The Civil Justice Council has supported Compulsory mediation with most parties being required to engage in alternative dispute resolution.

A working group of the Civil Justice Council said measures to promote ADR are not working and should be extended further to include an element of compulsion. However 98-page report stops short of agreeing ADR should be a mandatory condition of being able to issue proceedings.

The recommendations will be scrutinised by justice ministers seeking to promote more ways to settle disputes out of court. The CJC has opened a consultation based on the report that will close in December.

The group said ADR has yet to become an ‘integral’ part of the civil justice system and wants courts to promote its use more actively at and around the allocation and directions stage.

‘We think that the threat of costs sanctions at the end of the day is helpful, but that the court should be more interventionist at an earlier stage when the decisions about ADR are actually being taken,’ said the interim report.

‘There should be a presumption that, in most cases, if parties have not been able to settle a case by the directions stage they should be required to bring forward proposals for engaging in some form of ADR.’

A minority of group members proposed going further, making mediation either a condition of access to the court in the first place or later as a condition of progress beyond the case management conference.

The group was set up following a court users survey in 2015 found relatively low levels of awareness of ADR. The subsequent report followed from Lord Briggs’ Civil Justice Review, published in July 2016, which recommended the creation of an Online Solutions Court to include online dispute resolution.

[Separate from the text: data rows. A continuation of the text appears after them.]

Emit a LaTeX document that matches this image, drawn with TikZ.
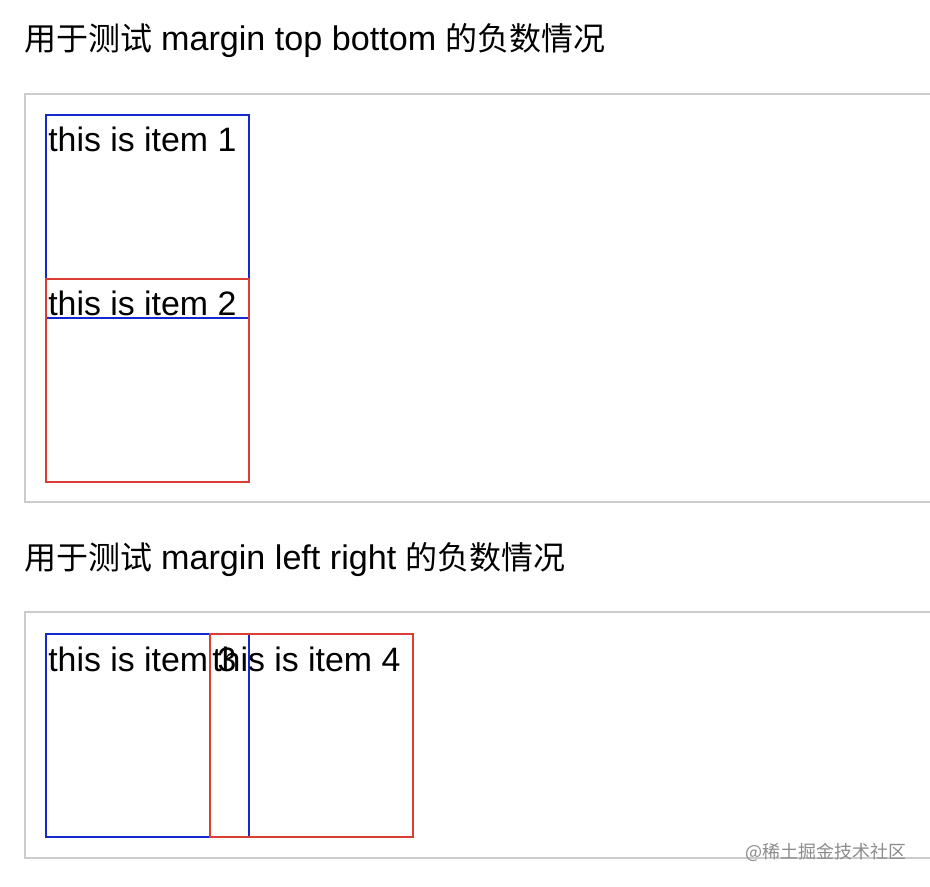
\documentclass[tikz,border=0pt]{standalone}
\usepackage{fontspec}
\setmainfont{Liberation Sans}
\newfontfamily\cjk{Noto Sans CJK SC}
\definecolor{itemblue}{RGB}{20,40,205}
\definecolor{itemred}{RGB}{218,62,52}
\definecolor{framegray}{RGB}{204,204,204}
\definecolor{wmgray}{RGB}{140,140,140}
\newcommand{\lat}[1]{{\fontsize{25.6}{30}\selectfont #1}}
\begin{document}
\begin{tikzpicture}[x=0.75pt,y=-0.75pt,
  frame/.style={draw=framegray,line width=1.5pt,anchor=north west,outer sep=0pt,inner sep=0pt,minimum width=750pt},
  itembox/.style={line width=1.5pt,anchor=north west,outer sep=0pt,inner sep=0pt,minimum width=152.25pt,minimum height=152.25pt},
  itemtext/.style={anchor=base west,inner sep=0pt,font=\fontsize{25.4}{30}\selectfont},
  title/.style={anchor=base west,inner sep=0pt,font=\fontsize{24}{30}\selectfont},
  watermark/.style={anchor=base west,inner sep=0pt,text=wmgray,font=\cjk\fontsize{13.5}{16}\selectfont}]
\useasboundingbox (0,0) rectangle (930,886);
\fill[white] (0,0) rectangle (930,886);
% section 1
\node[title] (h1) at (24,50) {{\cjk 用于测试} \lat{margin top bottom} {\cjk 的负数情况}};
\node[frame,minimum height=306pt] (f1) at (25,94) {};
\node[itembox,draw=itemblue] (b1) at (46,115) {};
\node[itembox,draw=itemred] (b2) at (46,279) {};
\node[itemtext] (t1) at (48,151) {this is item 1};
\node[itemtext] (t2) at (48,315) {this is item 2};
% section 2
\node[title] (h2) at (24,569) {{\cjk 用于测试} \lat{margin left right} {\cjk 的负数情况}};
\node[frame,minimum height=184.5pt] (f2) at (25,612) {};
\node[itembox,draw=itemblue] (b3) at (46,634) {};
\node[itembox,draw=itemred] (b4) at (210,634) {};
\node[itemtext] (t3) at (48,671) {this is item 3};
\node[itemtext] (t4) at (212,671) {this is item 4};
% watermark
\node[watermark] (wm) at (745,858) {@稀土掘金技术社区};
\end{tikzpicture}
\end{document}
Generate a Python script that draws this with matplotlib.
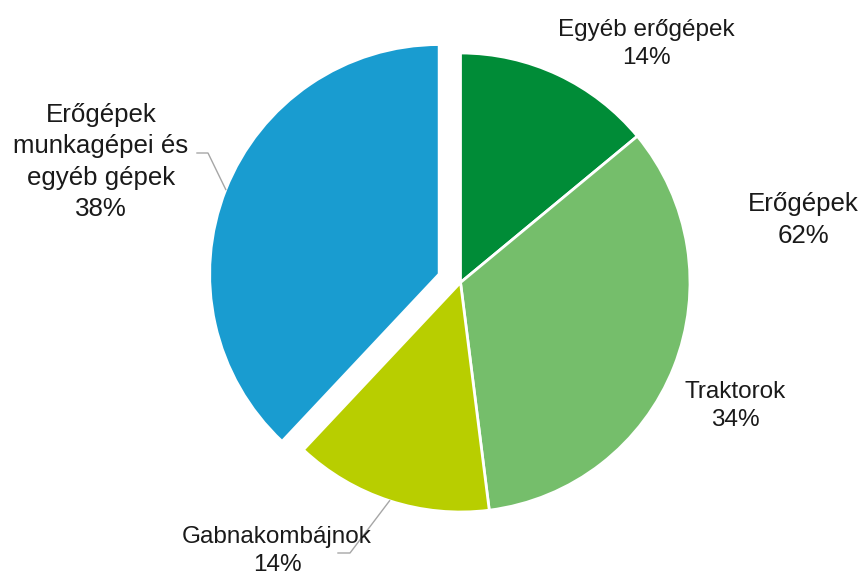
import matplotlib.pyplot as plt
import numpy as np

plt.rcParams['font.family'] = ['Liberation Sans', 'DejaVu Sans']

labels = ['Egyéb erőgépek', 'Traktorok', 'Gabnakombájnok',
          'Erőgépek\nmunkagépei és\negyéb gépek']
values = [14, 34, 14, 38]
colors = ['#008C37', '#75BE6B', '#B8CE00', '#199CD0']
explode = [0, 0, 0, 0.1]
group_label = 'Erőgépek'
group_value = 62

W, H = 865, 575
R = 229.5          # pie radius in pixels
CX, CY = 460.5, 282.5   # pie centre in pixels (from top-left)


def px(x, y):
    # pixel coords (from top-left) -> data coords
    return (x - CX) / R, (CY - y) / R


fig = plt.figure(figsize=(W / 100, H / 100), dpi=100)
ax = fig.add_axes([0, 0, 1, 1])

wedges, _ = ax.pie(values, colors=colors, explode=explode, startangle=90,
                   counterclock=False,
                   wedgeprops=dict(edgecolor='white', linewidth=2))

ax.set_xlim(px(0, 0)[0], px(W, 0)[0])
ax.set_ylim(px(0, H)[1], px(0, 0)[1])
ax.set_aspect('auto')
ax.axis('off')

txt = dict(ha='center', va='center', color='#1a1a1a', linespacing=1.4)

label_pos = [(646, 44), (735, 406), (277, 551), (101, 162)]
label_size = [17.5, 17.5, 17.5, 18.6]
for lab, val, pos, fs in zip(labels, values, label_pos, label_size):
    ax.text(*px(*pos), f'{lab}\n{val}%', fontsize=fs, **txt)

ax.text(*px(803, 220), f'{group_label}\n{group_value}%', fontsize=18.6,
        **txt)


def arc_point(w):
    mid = np.deg2rad((w.theta1 + w.theta2) / 2)
    return (w.center[0] + w.r * np.cos(mid), w.center[1] + w.r * np.sin(mid))


# leader lines for the outside labels
leaders = {3: [(208, 153), (197, 153)], 2: [(350, 553), (338, 553)]}
for i, pts in leaders.items():
    p0 = arc_point(wedges[i])
    xs = [p0[0]] + [px(*p)[0] for p in pts]
    ys = [p0[1]] + [px(*p)[1] for p in pts]
    ax.plot(xs, ys, color='#a6a6a6', lw=1)

fig.savefig('out.png', dpi=100)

ProMediate is administering the Court Mediation Pilot currently in the Manchester Civil Justice Centre, which is in line with Briggs’ CJR and a precursor to the use of mediation in the online court.  There was no budget to reconstitute the national mediation helpline or for out of hours mediation as recommended by Lord Briggs and the mediation pilots being trialled in 3 courts is a halfway house. Other Courts have expressed an interest and it may well be rolled out to other Courts in due course.